At a time such as this all actors – and particularly the powerful state of Israel and foreign states – must strive for a just peace, act with utmost respect for the sanctity of life and exercise restraint from all forms of violence, which will further escalate the ongoing tensions.
It is a very serious situation for the churches locally – and globally – that some Christians are thanking God for a decision that is so blatantly against international law and policy, so much undermining the peace process based on a common international understanding of the rights of both peoples to share Jerusalem as their capital, and so provocative to the occupied and oppressed people of Palestine. This should concern all who understand their religious faith as compelling them to work for reconciliation and peace.

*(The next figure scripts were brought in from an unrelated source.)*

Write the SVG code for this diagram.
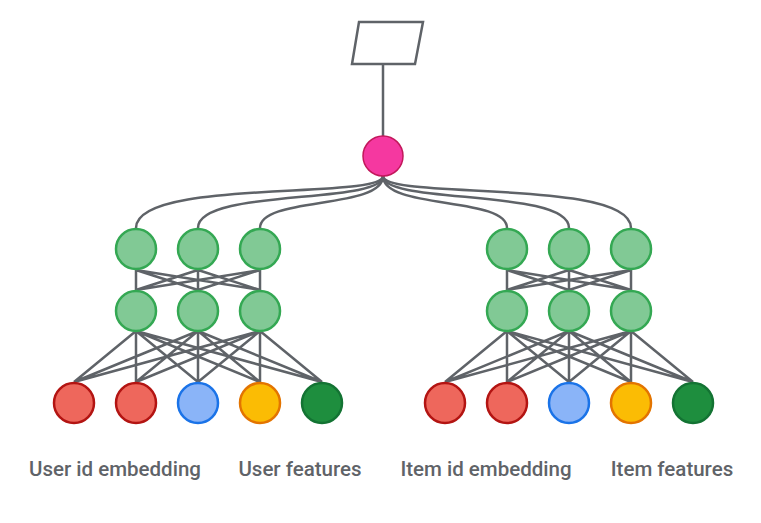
<svg xmlns="http://www.w3.org/2000/svg" width="761" height="523" viewBox="0 0 761 523">
<style>
.e{stroke:#5f6368;stroke-width:2.5;fill:none}
.g{fill:#81c995;stroke:#34a853;stroke-width:2.5}
.r{fill:#ee675c;stroke:#b31412;stroke-width:2.5}
.b{fill:#8ab4f8;stroke:#1a73e8;stroke-width:2.5}
.y{fill:#fbbc04;stroke:#e37400;stroke-width:2.5}
.d{fill:#1e8e3e;stroke:#137333;stroke-width:2.5}
.p{fill:#f538a0;stroke:#c2185b;stroke-width:1.5}
text{font-family:Roboto,"Liberation Sans",sans-serif;font-size:20.5px;font-weight:500;fill:#5f6368;text-anchor:middle}
</style>
<rect width="761" height="523" fill="#fff"/>
<g id="connectors" class="e">
<path d="M383,64 V136"/>
<path d="M383,176 C383,200 136,178 136,228"/>
<path d="M383,176 C383,205 198,188 198,228"/>
<path d="M383,176 C383,210 260,196 260,228"/>
<path d="M383,176 C383,200 631,178 631,228"/>
<path d="M383,176 C383,205 569,188 569,228"/>
<path d="M383,176 C383,210 507,196 507,228"/>
<path d="M136,270 L136,290 M136,270 L198,290 M136,270 L260,290 M198,270 L136,290 M198,270 L198,290 M198,270 L260,290 M260,270 L136,290 M260,270 L198,290 M260,270 L260,290"/>
<path d="M507,270 L507,290 M507,270 L569,290 M507,270 L631,290 M569,270 L507,290 M569,270 L569,290 M569,270 L631,290 M631,270 L507,290 M631,270 L569,290 M631,270 L631,290"/>
<path d="M136,331 L74,382 M136,331 L136,382 M136,331 L198,382 M136,331 L260,382 M136,331 L322,382 M198,331 L74,382 M198,331 L136,382 M198,331 L198,382 M198,331 L260,382 M198,331 L322,382 M260,331 L74,382 M260,331 L136,382 M260,331 L198,382 M260,331 L260,382 M260,331 L322,382"/>
<path d="M507,331 L445,382 M507,331 L507,382 M507,331 L569,382 M507,331 L631,382 M507,331 L693,382 M569,331 L445,382 M569,331 L507,382 M569,331 L569,382 M569,331 L631,382 M569,331 L693,382 M631,331 L445,382 M631,331 L507,382 M631,331 L569,382 M631,331 L631,382 M631,331 L693,382"/>
</g>
<g id="output"><polygon points="359,22 423,22 415,64 352,64" fill="#fff" stroke="#5f6368" stroke-width="2.5"/></g>
<g id="top"><circle class="p" cx="383" cy="156" r="20"/></g>
<g id="u-h1"><circle class="g" cx="136" cy="249" r="20"/><circle class="g" cx="198" cy="249" r="20"/><circle class="g" cx="260" cy="249" r="20"/></g>
<g id="u-h2"><circle class="g" cx="136" cy="311" r="20"/><circle class="g" cx="198" cy="311" r="20"/><circle class="g" cx="260" cy="311" r="20"/></g>
<g id="i-h1"><circle class="g" cx="507" cy="249" r="20"/><circle class="g" cx="569" cy="249" r="20"/><circle class="g" cx="631" cy="249" r="20"/></g>
<g id="i-h2"><circle class="g" cx="507" cy="311" r="20"/><circle class="g" cx="569" cy="311" r="20"/><circle class="g" cx="631" cy="311" r="20"/></g>
<g id="u-in"><circle class="r" cx="74" cy="403" r="20"/><circle class="r" cx="136" cy="403" r="20"/><circle class="b" cx="198" cy="403" r="20"/><circle class="y" cx="260" cy="403" r="20"/><circle class="d" cx="322" cy="403" r="20"/></g>
<g id="i-in"><circle class="r" cx="445" cy="403" r="20"/><circle class="r" cx="507" cy="403" r="20"/><circle class="b" cx="569" cy="403" r="20"/><circle class="y" cx="631" cy="403" r="20"/><circle class="d" cx="693" cy="403" r="20"/></g>
<g id="labels">
<text x="115" y="476">User id embedding</text>
<text x="300" y="476">User features</text>
<text x="486" y="476">Item id embedding</text>
<text x="672" y="476">Item features</text>
</g>
</svg>
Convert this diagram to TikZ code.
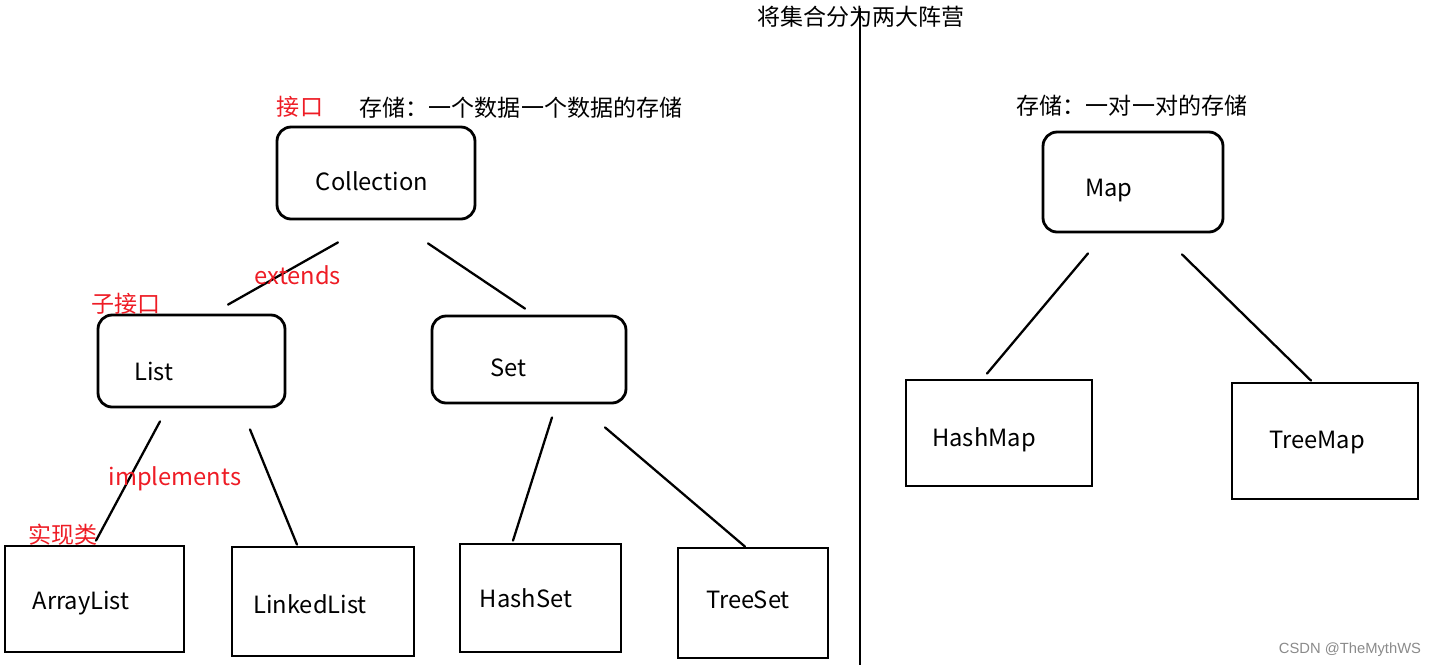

It is deeply saddening that previous cautions that any unilateral decision about the future of Jerusalem would undermine the peace efforts in the Holy Land have gone unheeded, directly contributing to the current violence. This clearly could have been avoided. Further, we are deeply concerned about the repercussions that relocating the U.S. embassy to Jerusalem will have on finding a lasting solution to the situation in the Holy Land.
We urge the international community to accelerate all efforts toward a just and viable solution which respects the aspirations of all the people living in the Holy Land in line with international conventions and resolutions. Even as the threat of an increasing spiral of violence looms large, we join our member churches in hope and prayer that efforts toward peace will overcome the present tragic violence and lead to a time when “swords shall be beaten to plowshares and spears into pruning hooks.”
The WCC expresses its solidarity with its member churches in the Holy Land, and will continue to accompany them in their work for reconciliation, justice and peace.